Start of Data excerpts
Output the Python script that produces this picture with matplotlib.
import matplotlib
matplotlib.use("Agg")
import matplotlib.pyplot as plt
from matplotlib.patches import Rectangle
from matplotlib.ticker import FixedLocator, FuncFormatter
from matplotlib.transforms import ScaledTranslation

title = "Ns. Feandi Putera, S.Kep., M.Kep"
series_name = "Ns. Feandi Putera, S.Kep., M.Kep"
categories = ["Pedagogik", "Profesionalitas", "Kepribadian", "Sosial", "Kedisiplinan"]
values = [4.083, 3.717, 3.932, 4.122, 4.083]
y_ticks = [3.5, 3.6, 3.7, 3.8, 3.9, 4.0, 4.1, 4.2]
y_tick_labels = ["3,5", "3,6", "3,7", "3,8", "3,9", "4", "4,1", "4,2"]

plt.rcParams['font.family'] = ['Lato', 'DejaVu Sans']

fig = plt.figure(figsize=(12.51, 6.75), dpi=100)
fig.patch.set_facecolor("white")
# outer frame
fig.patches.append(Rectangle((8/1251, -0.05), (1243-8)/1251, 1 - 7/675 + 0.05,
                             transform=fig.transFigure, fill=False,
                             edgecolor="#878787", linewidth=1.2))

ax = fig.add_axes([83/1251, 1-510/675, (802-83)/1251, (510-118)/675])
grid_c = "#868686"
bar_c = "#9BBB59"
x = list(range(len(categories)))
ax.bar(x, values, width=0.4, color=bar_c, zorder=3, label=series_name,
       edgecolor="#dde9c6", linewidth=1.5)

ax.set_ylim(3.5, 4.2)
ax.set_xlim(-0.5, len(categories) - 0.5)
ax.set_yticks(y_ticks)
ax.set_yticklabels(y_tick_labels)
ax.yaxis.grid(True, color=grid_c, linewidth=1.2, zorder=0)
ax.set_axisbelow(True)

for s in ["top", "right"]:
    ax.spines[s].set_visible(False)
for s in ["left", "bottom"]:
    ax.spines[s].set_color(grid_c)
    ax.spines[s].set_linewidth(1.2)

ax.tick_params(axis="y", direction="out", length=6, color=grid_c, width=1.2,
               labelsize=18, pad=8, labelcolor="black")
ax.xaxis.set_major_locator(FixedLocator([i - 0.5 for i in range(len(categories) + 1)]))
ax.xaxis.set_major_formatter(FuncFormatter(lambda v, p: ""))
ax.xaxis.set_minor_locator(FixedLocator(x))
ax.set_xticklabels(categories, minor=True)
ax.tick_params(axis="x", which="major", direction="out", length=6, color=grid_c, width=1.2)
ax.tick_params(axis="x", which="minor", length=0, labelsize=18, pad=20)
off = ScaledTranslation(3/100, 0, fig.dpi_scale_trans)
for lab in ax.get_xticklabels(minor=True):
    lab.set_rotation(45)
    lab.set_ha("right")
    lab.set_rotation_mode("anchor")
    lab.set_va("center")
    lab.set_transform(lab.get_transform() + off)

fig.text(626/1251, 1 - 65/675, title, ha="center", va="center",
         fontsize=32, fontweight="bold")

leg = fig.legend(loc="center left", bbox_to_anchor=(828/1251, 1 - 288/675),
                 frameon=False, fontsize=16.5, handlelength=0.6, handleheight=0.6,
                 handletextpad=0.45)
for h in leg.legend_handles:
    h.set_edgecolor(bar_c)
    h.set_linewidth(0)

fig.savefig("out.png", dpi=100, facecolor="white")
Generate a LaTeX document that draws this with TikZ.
End of Data excerpts
* **Written problem**: Starting at the first line of the records above, please copy each line exactly until you reach the line containing "ax.spines[s].set_linewidth(1.2)". Include that line and stop there.

* **Solution for this task**:
Output the Python script that produces this picture with matplotlib.
import matplotlib
matplotlib.use("Agg")
import matplotlib.pyplot as plt
from matplotlib.patches import Rectangle
from matplotlib.ticker import FixedLocator, FuncFormatter
from matplotlib.transforms import ScaledTranslation

title = "Ns. Feandi Putera, S.Kep., M.Kep"
series_name = "Ns. Feandi Putera, S.Kep., M.Kep"
categories = ["Pedagogik", "Profesionalitas", "Kepribadian", "Sosial", "Kedisiplinan"]
values = [4.083, 3.717, 3.932, 4.122, 4.083]
y_ticks = [3.5, 3.6, 3.7, 3.8, 3.9, 4.0, 4.1, 4.2]
y_tick_labels = ["3,5", "3,6", "3,7", "3,8", "3,9", "4", "4,1", "4,2"]

plt.rcParams['font.family'] = ['Lato', 'DejaVu Sans']

fig = plt.figure(figsize=(12.51, 6.75), dpi=100)
fig.patch.set_facecolor("white")
# outer frame
fig.patches.append(Rectangle((8/1251, -0.05), (1243-8)/1251, 1 - 7/675 + 0.05,
                             transform=fig.transFigure, fill=False,
                             edgecolor="#878787", linewidth=1.2))

ax = fig.add_axes([83/1251, 1-510/675, (802-83)/1251, (510-118)/675])
grid_c = "#868686"
bar_c = "#9BBB59"
x = list(range(len(categories)))
ax.bar(x, values, width=0.4, color=bar_c, zorder=3, label=series_name,
       edgecolor="#dde9c6", linewidth=1.5)

ax.set_ylim(3.5, 4.2)
ax.set_xlim(-0.5, len(categories) - 0.5)
ax.set_yticks(y_ticks)
ax.set_yticklabels(y_tick_labels)
ax.yaxis.grid(True, color=grid_c, linewidth=1.2, zorder=0)
ax.set_axisbelow(True)

for s in ["top", "right"]:
    ax.spines[s].set_visible(False)
for s in ["left", "bottom"]:
    ax.spines[s].set_color(grid_c)
    ax.spines[s].set_linewidth(1.2)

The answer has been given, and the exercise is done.